- _TO DO_
Transcribe all of the material exactly. Any picture in it should be left out.

- _COLLECTED DATA_
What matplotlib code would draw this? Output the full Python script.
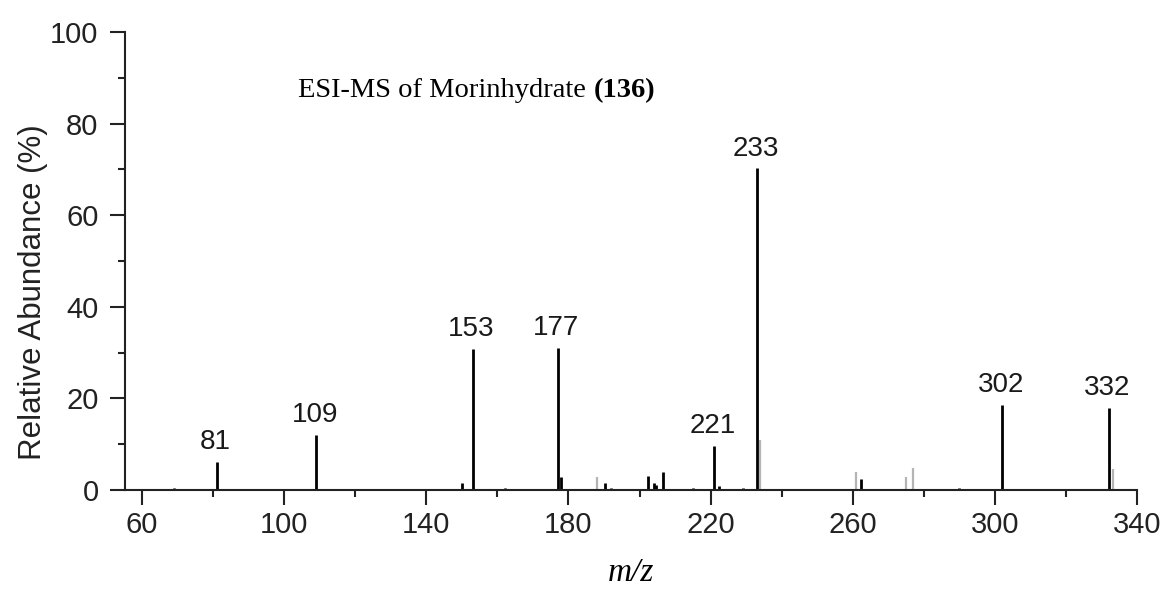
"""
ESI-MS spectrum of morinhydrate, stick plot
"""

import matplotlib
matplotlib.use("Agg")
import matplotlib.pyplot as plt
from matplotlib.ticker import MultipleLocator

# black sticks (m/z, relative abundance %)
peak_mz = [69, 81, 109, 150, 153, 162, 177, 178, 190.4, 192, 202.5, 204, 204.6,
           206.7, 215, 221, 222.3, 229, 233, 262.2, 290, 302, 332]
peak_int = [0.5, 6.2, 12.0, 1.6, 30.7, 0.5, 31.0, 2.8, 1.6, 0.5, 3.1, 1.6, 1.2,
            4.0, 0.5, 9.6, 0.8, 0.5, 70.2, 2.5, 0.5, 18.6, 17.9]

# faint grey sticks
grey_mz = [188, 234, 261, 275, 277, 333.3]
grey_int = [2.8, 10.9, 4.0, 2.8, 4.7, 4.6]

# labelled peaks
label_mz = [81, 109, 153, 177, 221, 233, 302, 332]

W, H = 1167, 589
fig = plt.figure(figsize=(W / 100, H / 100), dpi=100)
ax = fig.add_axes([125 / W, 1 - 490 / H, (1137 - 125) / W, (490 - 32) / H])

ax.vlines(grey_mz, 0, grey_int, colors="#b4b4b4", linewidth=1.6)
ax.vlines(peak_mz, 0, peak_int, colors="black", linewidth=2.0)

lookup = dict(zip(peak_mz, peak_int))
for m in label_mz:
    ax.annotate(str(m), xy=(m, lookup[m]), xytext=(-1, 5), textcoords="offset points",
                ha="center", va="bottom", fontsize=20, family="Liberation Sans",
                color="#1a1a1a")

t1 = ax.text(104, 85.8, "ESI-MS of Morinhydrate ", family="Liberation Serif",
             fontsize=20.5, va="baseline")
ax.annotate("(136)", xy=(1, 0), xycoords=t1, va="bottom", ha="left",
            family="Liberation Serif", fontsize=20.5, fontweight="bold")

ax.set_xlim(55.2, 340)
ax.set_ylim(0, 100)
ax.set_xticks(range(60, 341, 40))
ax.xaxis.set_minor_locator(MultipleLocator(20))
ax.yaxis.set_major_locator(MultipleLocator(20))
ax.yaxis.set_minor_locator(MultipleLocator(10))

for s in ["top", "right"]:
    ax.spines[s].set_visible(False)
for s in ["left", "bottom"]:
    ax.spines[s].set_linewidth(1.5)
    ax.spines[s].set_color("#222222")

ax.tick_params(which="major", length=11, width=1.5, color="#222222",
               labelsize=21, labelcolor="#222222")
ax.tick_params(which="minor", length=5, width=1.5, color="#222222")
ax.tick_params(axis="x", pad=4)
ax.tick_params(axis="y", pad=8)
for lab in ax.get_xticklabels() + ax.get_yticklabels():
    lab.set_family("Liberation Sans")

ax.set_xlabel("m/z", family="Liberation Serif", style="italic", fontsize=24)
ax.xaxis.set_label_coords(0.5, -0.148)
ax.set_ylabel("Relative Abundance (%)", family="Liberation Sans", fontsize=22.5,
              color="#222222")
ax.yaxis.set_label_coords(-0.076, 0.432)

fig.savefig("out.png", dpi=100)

- _WORKED SOLUTION_
What matplotlib code would draw this? Output the full Python script.
"""
ESI-MS spectrum of morinhydrate, stick plot
"""

import matplotlib
matplotlib.use("Agg")
import matplotlib.pyplot as plt
from matplotlib.ticker import MultipleLocator

# black sticks (m/z, relative abundance %)
peak_mz = [69, 81, 109, 150, 153, 162, 177, 178, 190.4, 192, 202.5, 204, 204.6,
           206.7, 215, 221, 222.3, 229, 233, 262.2, 290, 302, 332]
peak_int = [0.5, 6.2, 12.0, 1.6, 30.7, 0.5, 31.0, 2.8, 1.6, 0.5, 3.1, 1.6, 1.2,
            4.0, 0.5, 9.6, 0.8, 0.5, 70.2, 2.5, 0.5, 18.6, 17.9]

# faint grey sticks
grey_mz = [188, 234, 261, 275, 277, 333.3]
grey_int = [2.8, 10.9, 4.0, 2.8, 4.7, 4.6]

# labelled peaks
label_mz = [81, 109, 153, 177, 221, 233, 302, 332]

W, H = 1167, 589
fig = plt.figure(figsize=(W / 100, H / 100), dpi=100)
ax = fig.add_axes([125 / W, 1 - 490 / H, (1137 - 125) / W, (490 - 32) / H])

ax.vlines(grey_mz, 0, grey_int, colors="#b4b4b4", linewidth=1.6)
ax.vlines(peak_mz, 0, peak_int, colors="black", linewidth=2.0)

lookup = dict(zip(peak_mz, peak_int))
for m in label_mz:
    ax.annotate(str(m), xy=(m, lookup[m]), xytext=(-1, 5), textcoords="offset points",
                ha="center", va="bottom", fontsize=20, family="Liberation Sans",
                color="#1a1a1a")

t1 = ax.text(104, 85.8, "ESI-MS of Morinhydrate ", family="Liberation Serif",
             fontsize=20.5, va="baseline")
ax.annotate("(136)", xy=(1, 0), xycoords=t1, va="bottom", ha="left",
            family="Liberation Serif", fontsize=20.5, fontweight="bold")

ax.set_xlim(55.2, 340)
ax.set_ylim(0, 100)
ax.set_xticks(range(60, 341, 40))
ax.xaxis.set_minor_locator(MultipleLocator(20))
ax.yaxis.set_major_locator(MultipleLocator(20))
ax.yaxis.set_minor_locator(MultipleLocator(10))

for s in ["top", "right"]:
    ax.spines[s].set_visible(False)
for s in ["left", "bottom"]:
    ax.spines[s].set_linewidth(1.5)
    ax.spines[s].set_color("#222222")

ax.tick_params(which="major", length=11, width=1.5, color="#222222",
               labelsize=21, labelcolor="#222222")
ax.tick_params(which="minor", length=5, width=1.5, color="#222222")
ax.tick_params(axis="x", pad=4)
ax.tick_params(axis="y", pad=8)
for lab in ax.get_xticklabels() + ax.get_yticklabels():
    lab.set_family("Liberation Sans")

ax.set_xlabel("m/z", family="Liberation Serif", style="italic", fontsize=24)
ax.xaxis.set_label_coords(0.5, -0.148)
ax.set_ylabel("Relative Abundance (%)", family="Liberation Sans", fontsize=22.5,
              color="#222222")
ax.yaxis.set_label_coords(-0.076, 0.432)

fig.savefig("out.png", dpi=100)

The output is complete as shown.